It operates obsolete parts storage facilities for Ford and Mazda, and by the end of the year will add Citroën to its portfolio.
Parts director Howard Jenkins says many dealers regard obsolete parts as “a dirty word – something everybody is embarrassed by and sees as a failing of their business” because they have been unable to sell them. Yet the service he has developed for them, to enable them to make some return from obsolete stock that may otherwise have been written off as a loss, is now worth almost £1m in annual sales for Foray Motor Group. Once the Citroën programme is operational, this will increase substantially.
It’s a business that has grown quickly. Three years ago, Foray created a central database of obsolete and slow-moving Ford parts for 10 fellow Ford dealers.
It was sent out to the participating dealers on CD-ROM to help them to identify and sell their own slow-moving stock, and also access obsolete parts from other dealers.

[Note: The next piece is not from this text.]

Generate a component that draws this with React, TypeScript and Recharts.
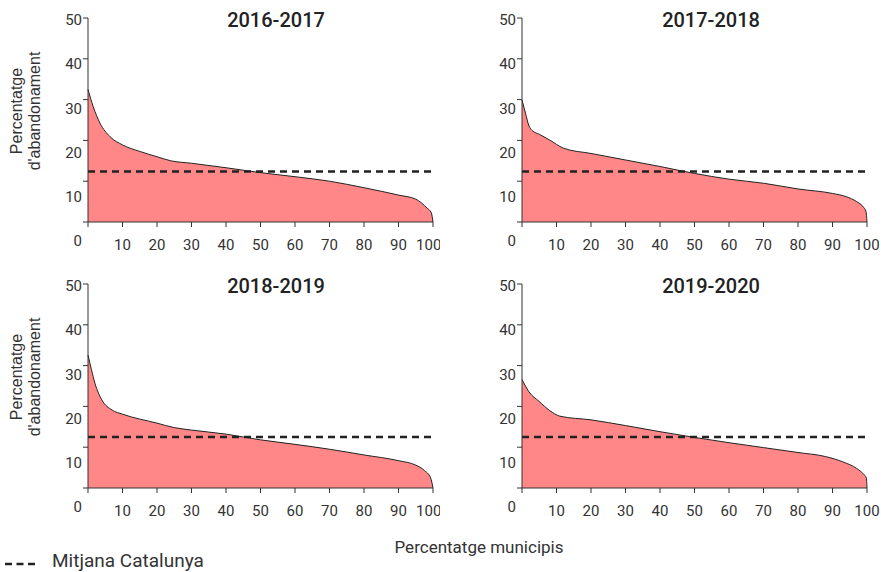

Within two years, Foray had almost 50 Ford dealers involved. Then Mazda asked Foray to launch a similar programme for its dealers. “Mazda hadn’t taken back any obsolete parts from its dealers for six years, so there was a lot of pressure out there in the network,” says Jenkins. “Its programme has now been operating for just over 12 months and it’s continuing to grow.” More than a third of Mazda’s 167 dealers now take part.
The Ford programme went online at www.fordpartsuk.com last year and attracts customers from both the trade and retail sectors internationally. Then, two months ago, Ford of Europe adopted it as its official National Clearance Centre, and began trucking in more than 100 loads of parts previously held at its European distribution centres at Daventry, UK, and Cologne, Germany.
Jenkins says, once the final 40 lorry loads are delivered, the NCC in Amesbury will have more than £12m of Ford obsolete parts in stock. Foray’s second warehouse in Andover holds more than £500,000 of Mazda obsolete parts, and will also house the Citroën programme.